- Front cover of the Danish DVD for Ditte Menneskebarn
- Directed by: Bjarne Henning-Jensen Jon Iversen
- Written by: Bjarne Henning-Jensen
- Based on: Ditte, Child of Man by Martin Andersen Nexø
- Produced by: Erik Balling
- Starring: Tove Maës
- Cinematography: Verner Jensen
- Edited by: Edla Hansen
- Music by: Herman D. Koppel Poul Schierbeck
- Distributed by: Nordisk Film
- Release date: 20 December 1946;
- Running time: 104 min.
- Country: Denmark
- Language: Danish

= Ditte, Child of Man =

Ditte, Child of Man (Ditte Menneskebarn) is a 1946 socio-realistic Danish drama directed by Bjarne Henning-Jensen based on the novel by Martin Andersen Nexø.

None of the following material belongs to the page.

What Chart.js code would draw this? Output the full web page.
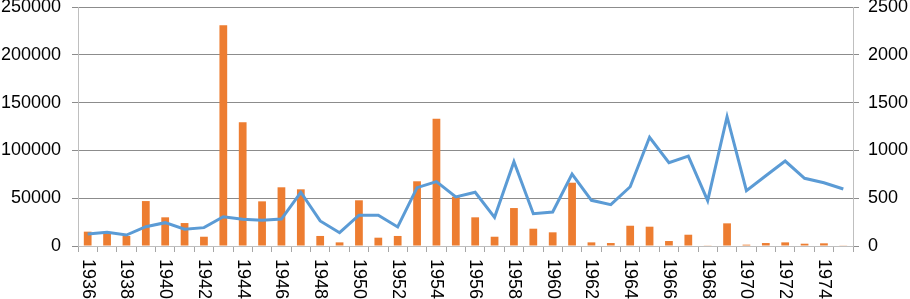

The film stars Tove Maës in the tragic story of an impoverished young girl who becomes the victim of harsh social conditions. The film has been noted as the first example of the more realistic and serious Danish film in the post-World War II era. Ditte, Child of Man is one of the ten films listed in Denmark's cultural canon by the Danish Ministry of Culture.

==Story==
Ditte (Tove Maës), born illegitimately, is deserted as a young girl by her alcoholic mother Sørine (Karen Lykkehus). She moves in with her grandparents Maren (Karen Poulsen) and Søren Mand (Rasmus Ottesen). But after Søren dies, it is Ditte who becomes the old woman's only support. It is the small girl's deepest sorrow that she has no father, so she is pleased when she hears that Lars Peter (Edwin Tiemroth) will marry her mother and they will all live together. However, it is Ditte who becomes like a mother to Lars Peter's three small children. Their poverty is so oppressive, it drives Ditte's mother to kill Maren, and Sørine is sent away to prison. Ditte, despite her young age, must assume all of the household's responsibilities. As time passes, a warm relationship develops between Ditte and Lars Peter. One day, Lars Peter's brother Johannes (Ebbe Rode) appears. Johannes is a poor knife and scissors sharpener who informs them of his big business schemes, however, his schemes bring nothing but disappointment. Lars moves away and Ditte must find herself a job. Ditte takes a job as a servant on a rural farm. The farm owner's weak-willed son Karl (Preben Neergard), who is completely controlled by his mother (Maria Garland), falls in love with Ditte and they develop a happy romance. However, when Ditte becomes pregnant, Karl does nothing while his mother forces Ditte to leave the farm. Deeply distraught, Ditte searches after Lars Peter, the only parental figure who ever showed her kindness and understanding. Ditte discovers her mother has been paroled from prison and Ditte begins a new life—forgiving and caring for her mother—at the same time that she becomes the mother of her own illegitimate child.

==Cast==

- Tove Maës as Ditte
- Karen Poulsen as the Grandmother
- Rasmus Ottesen as the Grandfather
- Karen Lykkehus as Ditte's Mother
- Jette Kehlet as Ditte when she was a girl
- Edvin Tiemroth as Lars Peter
- Kai Holm as Innkeeper
- Maria Garland as Karl's Mother
- Preben Neergaard as Karl
- Henny Lindorff Buckhøj as Sine the maid
- Ebbe Langberg as Christian Ditte's brother
- Lars Henning-Jensen as Paul Ditte's brother
- Hanne Juhl as Ditte's sister
- Per Buckhøj as Head Clerk
- Valsø Holm as Johansen the dayworker

==Reception==
Danish film historian Ib Monty wrote that Ditte, Child of Man, in its harsh portrayal of social conditions was the first example of the realistic serious Danish film. It followed the growing trend in contemporary European cinema during the post-war period after World War II. Monty wrote that the film "was a tremendous success in Denmark and it also won a certain international recognition." However, film reviewers in the United States (where the movie was seen in an edited version which removed any nudity) dismissed the movie as being too broad and melodramatic. Maes in a later interview replied that people there hadn't yet been confronted with poverty in such a realistic portrayal.